=== What you should do ===
Wherever a line holds the word "React", copy that line out.

(Entries with chart source code)
(begin)

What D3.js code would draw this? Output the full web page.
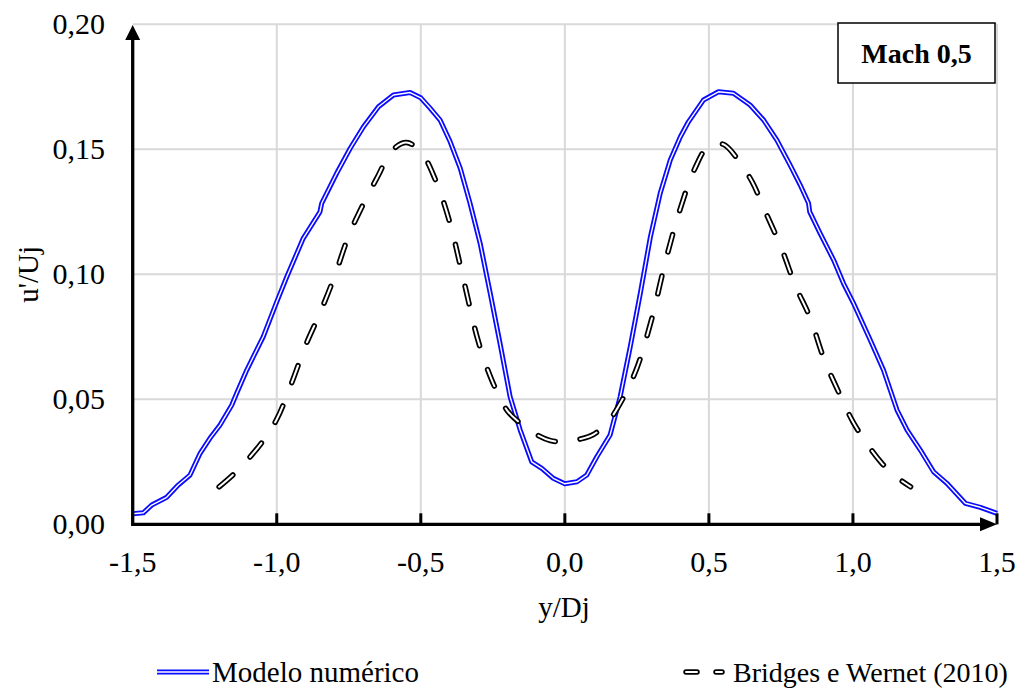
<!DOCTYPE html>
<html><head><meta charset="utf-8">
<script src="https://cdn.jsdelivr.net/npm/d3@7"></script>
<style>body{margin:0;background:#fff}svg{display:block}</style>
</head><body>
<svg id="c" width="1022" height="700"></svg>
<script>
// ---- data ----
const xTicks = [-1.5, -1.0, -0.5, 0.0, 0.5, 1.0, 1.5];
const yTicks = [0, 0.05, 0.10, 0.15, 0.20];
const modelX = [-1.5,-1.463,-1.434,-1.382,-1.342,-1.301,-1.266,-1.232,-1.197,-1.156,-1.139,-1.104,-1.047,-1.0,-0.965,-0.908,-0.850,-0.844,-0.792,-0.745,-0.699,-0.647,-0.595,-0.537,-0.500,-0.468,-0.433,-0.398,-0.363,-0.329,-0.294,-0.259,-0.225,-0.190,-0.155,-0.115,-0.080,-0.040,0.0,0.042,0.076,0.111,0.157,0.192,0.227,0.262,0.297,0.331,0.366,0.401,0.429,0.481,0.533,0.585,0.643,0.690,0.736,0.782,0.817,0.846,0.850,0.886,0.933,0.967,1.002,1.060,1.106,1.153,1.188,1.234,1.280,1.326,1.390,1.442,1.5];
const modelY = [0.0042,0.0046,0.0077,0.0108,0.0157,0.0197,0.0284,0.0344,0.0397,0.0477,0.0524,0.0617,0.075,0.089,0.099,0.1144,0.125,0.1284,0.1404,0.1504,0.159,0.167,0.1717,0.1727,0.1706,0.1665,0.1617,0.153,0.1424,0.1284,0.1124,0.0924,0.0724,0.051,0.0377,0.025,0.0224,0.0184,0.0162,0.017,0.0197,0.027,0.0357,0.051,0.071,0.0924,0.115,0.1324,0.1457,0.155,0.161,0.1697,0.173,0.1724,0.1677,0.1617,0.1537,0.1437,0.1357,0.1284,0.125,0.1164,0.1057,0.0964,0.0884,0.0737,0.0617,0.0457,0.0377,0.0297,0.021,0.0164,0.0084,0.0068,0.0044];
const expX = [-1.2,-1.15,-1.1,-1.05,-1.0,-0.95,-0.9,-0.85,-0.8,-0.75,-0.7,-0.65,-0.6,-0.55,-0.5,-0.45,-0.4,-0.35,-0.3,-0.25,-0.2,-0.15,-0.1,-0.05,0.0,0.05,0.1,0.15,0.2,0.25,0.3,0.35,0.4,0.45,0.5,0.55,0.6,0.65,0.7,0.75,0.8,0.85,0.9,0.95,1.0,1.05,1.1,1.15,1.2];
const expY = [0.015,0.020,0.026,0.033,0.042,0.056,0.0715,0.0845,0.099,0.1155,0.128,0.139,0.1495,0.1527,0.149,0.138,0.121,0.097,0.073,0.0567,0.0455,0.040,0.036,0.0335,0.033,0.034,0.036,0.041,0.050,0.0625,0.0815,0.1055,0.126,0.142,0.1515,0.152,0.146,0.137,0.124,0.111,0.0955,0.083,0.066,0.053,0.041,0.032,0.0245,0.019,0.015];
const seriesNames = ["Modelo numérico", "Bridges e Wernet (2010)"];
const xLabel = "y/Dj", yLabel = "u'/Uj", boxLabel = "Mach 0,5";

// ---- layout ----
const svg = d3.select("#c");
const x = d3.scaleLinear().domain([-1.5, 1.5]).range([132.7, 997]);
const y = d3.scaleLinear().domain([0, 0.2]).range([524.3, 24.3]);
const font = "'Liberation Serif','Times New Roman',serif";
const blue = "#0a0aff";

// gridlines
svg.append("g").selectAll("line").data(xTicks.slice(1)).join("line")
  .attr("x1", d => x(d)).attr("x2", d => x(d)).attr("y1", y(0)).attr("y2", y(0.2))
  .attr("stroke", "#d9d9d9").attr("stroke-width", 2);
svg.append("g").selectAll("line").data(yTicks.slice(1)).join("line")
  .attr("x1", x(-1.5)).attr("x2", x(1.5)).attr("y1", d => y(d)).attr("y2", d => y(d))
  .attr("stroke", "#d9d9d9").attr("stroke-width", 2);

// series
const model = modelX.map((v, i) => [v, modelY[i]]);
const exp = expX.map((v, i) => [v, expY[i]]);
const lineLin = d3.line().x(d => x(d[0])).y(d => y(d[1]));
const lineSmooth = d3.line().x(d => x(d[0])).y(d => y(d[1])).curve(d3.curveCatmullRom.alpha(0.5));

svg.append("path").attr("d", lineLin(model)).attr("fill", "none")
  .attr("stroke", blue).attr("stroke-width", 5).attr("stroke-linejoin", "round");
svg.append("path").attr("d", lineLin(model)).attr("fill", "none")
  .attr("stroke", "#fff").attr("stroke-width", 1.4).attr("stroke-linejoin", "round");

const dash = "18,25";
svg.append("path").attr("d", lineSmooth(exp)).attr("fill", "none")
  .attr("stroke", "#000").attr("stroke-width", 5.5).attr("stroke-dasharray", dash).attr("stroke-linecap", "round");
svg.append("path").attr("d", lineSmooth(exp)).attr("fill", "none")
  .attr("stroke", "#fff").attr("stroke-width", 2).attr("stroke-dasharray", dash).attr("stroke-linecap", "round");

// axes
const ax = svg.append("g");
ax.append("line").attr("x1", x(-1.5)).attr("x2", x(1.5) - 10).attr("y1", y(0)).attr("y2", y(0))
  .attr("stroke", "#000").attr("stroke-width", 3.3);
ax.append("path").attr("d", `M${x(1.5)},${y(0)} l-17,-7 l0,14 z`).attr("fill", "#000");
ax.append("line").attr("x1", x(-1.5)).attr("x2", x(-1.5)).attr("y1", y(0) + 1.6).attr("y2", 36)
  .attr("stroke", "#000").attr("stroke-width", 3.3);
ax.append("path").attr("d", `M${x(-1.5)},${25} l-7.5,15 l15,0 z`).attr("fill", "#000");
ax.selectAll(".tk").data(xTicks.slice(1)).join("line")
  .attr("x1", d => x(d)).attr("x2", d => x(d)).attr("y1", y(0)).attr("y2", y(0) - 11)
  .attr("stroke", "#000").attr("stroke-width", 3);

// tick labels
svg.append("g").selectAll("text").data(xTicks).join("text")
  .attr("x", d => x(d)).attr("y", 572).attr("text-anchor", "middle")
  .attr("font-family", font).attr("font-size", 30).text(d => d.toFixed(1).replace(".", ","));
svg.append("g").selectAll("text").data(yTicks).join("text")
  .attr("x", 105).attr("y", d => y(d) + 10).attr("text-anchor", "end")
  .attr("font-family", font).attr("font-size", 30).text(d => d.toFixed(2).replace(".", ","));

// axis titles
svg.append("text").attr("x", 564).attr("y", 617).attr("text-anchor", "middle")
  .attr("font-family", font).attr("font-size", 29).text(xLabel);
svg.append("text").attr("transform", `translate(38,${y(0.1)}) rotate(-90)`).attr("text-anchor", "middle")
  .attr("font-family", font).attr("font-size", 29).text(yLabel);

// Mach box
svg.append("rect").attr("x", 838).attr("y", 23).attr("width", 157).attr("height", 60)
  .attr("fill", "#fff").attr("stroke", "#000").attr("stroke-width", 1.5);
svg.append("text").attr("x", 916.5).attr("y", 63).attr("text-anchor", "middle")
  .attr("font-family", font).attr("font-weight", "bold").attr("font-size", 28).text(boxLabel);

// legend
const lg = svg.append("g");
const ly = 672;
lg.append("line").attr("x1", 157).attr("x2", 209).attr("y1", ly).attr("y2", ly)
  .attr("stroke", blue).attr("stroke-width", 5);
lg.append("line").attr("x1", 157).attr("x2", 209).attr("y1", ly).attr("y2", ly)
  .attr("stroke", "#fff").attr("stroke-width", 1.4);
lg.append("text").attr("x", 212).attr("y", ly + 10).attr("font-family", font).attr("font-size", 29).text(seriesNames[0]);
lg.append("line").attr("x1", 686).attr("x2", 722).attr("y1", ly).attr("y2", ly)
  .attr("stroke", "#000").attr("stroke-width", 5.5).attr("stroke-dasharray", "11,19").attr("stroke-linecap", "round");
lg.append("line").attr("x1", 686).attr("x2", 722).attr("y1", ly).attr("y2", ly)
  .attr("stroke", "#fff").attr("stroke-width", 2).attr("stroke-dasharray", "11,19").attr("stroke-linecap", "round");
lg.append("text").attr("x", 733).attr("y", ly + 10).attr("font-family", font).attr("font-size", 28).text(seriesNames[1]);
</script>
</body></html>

(end)
(begin)

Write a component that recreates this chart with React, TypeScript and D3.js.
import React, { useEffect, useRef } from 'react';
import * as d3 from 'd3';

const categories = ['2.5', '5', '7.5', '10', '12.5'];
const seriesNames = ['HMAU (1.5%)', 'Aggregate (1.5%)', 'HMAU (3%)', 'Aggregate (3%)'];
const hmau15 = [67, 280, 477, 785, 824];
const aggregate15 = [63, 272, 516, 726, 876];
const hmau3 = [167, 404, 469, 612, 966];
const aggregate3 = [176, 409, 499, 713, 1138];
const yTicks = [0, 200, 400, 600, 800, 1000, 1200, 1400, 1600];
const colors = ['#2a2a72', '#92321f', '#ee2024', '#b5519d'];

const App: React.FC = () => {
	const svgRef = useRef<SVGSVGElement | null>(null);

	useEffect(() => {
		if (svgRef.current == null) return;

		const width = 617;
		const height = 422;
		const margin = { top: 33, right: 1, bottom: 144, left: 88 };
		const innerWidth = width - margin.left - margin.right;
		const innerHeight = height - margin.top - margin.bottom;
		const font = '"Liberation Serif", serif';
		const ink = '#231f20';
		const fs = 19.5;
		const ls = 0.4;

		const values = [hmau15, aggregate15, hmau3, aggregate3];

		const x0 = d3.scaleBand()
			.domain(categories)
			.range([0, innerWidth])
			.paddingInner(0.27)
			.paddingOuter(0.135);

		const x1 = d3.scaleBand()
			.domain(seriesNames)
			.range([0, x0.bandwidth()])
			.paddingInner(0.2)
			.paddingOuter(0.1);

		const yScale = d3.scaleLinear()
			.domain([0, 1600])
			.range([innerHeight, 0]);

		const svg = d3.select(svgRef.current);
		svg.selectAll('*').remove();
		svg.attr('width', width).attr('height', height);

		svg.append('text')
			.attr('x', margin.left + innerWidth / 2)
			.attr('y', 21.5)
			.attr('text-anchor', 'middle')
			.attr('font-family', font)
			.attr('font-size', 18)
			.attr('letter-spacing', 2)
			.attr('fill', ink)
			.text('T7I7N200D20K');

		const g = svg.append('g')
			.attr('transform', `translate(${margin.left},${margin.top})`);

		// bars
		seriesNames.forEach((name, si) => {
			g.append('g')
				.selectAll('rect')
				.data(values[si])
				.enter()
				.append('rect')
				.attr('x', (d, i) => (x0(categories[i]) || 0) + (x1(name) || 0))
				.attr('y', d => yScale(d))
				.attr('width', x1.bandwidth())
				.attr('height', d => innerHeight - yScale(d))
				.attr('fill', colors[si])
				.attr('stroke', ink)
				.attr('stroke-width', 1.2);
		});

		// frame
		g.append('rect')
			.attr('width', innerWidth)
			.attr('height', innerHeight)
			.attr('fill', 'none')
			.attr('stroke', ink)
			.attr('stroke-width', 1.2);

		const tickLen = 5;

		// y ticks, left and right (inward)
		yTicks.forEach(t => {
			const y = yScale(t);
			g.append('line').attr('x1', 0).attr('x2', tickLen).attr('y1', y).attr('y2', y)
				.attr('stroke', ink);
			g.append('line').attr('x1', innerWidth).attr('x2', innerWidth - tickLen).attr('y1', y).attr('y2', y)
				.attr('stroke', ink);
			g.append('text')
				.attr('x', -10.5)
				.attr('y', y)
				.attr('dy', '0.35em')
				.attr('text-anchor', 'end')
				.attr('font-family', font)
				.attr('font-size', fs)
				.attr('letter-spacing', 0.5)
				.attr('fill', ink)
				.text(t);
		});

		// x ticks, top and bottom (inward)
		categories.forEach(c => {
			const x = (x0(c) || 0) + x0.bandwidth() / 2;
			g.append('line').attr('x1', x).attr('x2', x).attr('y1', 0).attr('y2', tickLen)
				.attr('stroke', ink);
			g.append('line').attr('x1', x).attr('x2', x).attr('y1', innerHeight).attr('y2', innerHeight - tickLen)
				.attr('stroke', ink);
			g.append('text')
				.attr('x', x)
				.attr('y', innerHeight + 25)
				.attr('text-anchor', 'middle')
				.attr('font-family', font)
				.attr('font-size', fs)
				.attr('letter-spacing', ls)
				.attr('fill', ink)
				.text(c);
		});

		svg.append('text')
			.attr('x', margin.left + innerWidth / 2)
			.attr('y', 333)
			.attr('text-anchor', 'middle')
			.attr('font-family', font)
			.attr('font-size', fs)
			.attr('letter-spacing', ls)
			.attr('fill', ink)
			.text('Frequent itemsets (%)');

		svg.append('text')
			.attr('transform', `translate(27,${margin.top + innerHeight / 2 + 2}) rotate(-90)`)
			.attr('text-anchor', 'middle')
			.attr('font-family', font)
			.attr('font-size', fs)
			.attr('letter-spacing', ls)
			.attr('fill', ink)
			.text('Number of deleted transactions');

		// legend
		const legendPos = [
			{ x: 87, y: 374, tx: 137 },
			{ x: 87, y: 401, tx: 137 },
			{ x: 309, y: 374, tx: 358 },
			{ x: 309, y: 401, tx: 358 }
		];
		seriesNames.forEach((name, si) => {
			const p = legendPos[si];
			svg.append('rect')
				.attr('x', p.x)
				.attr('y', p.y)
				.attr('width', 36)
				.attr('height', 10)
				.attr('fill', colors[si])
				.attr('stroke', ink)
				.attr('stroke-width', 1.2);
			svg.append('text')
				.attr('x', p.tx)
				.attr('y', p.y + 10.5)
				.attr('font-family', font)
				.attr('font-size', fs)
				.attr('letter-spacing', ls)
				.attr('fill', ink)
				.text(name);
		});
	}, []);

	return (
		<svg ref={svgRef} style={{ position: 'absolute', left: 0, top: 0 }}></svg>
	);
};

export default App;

(end)
(begin)

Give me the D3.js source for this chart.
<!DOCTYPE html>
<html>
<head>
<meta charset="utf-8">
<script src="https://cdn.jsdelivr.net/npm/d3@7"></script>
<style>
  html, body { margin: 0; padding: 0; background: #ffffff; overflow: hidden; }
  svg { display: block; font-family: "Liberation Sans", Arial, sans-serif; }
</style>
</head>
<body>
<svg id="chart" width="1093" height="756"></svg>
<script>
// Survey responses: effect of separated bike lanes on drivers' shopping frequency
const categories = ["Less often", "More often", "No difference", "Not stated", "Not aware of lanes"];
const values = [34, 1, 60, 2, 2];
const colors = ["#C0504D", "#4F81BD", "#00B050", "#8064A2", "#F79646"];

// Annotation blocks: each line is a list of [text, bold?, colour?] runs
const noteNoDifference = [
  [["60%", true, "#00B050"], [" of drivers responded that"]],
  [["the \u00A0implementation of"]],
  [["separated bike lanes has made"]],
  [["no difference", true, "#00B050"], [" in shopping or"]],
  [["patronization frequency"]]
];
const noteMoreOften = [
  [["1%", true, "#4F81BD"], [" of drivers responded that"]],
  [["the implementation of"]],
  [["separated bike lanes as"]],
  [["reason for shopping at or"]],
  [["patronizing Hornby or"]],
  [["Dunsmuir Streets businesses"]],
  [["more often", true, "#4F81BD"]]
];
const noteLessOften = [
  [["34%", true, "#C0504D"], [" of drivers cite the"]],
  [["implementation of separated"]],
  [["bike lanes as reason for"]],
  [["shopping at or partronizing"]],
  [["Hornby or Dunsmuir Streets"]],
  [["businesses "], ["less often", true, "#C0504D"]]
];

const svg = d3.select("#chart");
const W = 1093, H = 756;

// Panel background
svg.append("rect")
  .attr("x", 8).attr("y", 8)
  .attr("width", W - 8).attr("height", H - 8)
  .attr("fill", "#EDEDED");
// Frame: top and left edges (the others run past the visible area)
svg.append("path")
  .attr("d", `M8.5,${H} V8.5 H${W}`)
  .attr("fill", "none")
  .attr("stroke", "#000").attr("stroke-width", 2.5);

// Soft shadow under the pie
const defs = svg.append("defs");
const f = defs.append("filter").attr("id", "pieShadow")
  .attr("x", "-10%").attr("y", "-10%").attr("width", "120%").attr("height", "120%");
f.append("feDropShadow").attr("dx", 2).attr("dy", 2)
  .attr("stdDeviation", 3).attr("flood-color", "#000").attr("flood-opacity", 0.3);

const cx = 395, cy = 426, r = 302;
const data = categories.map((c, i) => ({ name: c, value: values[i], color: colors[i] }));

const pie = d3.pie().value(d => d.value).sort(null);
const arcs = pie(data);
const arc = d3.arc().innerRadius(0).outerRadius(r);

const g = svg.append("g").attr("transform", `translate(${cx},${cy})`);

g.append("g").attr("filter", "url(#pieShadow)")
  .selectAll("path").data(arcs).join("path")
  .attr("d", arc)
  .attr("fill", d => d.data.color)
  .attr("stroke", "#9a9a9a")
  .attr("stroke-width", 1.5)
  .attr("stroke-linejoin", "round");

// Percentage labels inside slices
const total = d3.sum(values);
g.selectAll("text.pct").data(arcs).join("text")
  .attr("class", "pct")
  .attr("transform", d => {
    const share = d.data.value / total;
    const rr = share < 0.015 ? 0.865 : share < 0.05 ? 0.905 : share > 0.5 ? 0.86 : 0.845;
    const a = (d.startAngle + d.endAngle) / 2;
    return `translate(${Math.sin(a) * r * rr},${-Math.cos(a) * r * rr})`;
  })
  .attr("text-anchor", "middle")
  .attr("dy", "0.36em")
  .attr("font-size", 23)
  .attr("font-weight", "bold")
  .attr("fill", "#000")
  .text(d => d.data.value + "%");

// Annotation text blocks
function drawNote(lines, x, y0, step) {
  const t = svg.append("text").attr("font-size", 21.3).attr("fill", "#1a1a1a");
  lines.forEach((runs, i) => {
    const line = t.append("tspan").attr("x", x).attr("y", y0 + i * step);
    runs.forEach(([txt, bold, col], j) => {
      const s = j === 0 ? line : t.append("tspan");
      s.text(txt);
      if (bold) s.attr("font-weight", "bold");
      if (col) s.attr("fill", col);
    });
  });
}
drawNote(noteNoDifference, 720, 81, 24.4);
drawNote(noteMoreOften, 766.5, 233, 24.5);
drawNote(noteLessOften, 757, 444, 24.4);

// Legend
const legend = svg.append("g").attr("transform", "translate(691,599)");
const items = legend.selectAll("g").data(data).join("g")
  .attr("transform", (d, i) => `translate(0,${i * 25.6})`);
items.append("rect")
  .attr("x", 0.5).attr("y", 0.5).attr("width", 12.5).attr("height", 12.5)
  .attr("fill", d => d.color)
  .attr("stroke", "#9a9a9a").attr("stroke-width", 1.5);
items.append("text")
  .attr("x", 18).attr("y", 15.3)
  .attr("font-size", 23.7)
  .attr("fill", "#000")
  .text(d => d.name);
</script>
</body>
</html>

(end)

=== The response ===
Write a component that recreates this chart with React, TypeScript and D3.js.
import React, { useEffect, useRef } from 'react';
const App: React.FC = () => {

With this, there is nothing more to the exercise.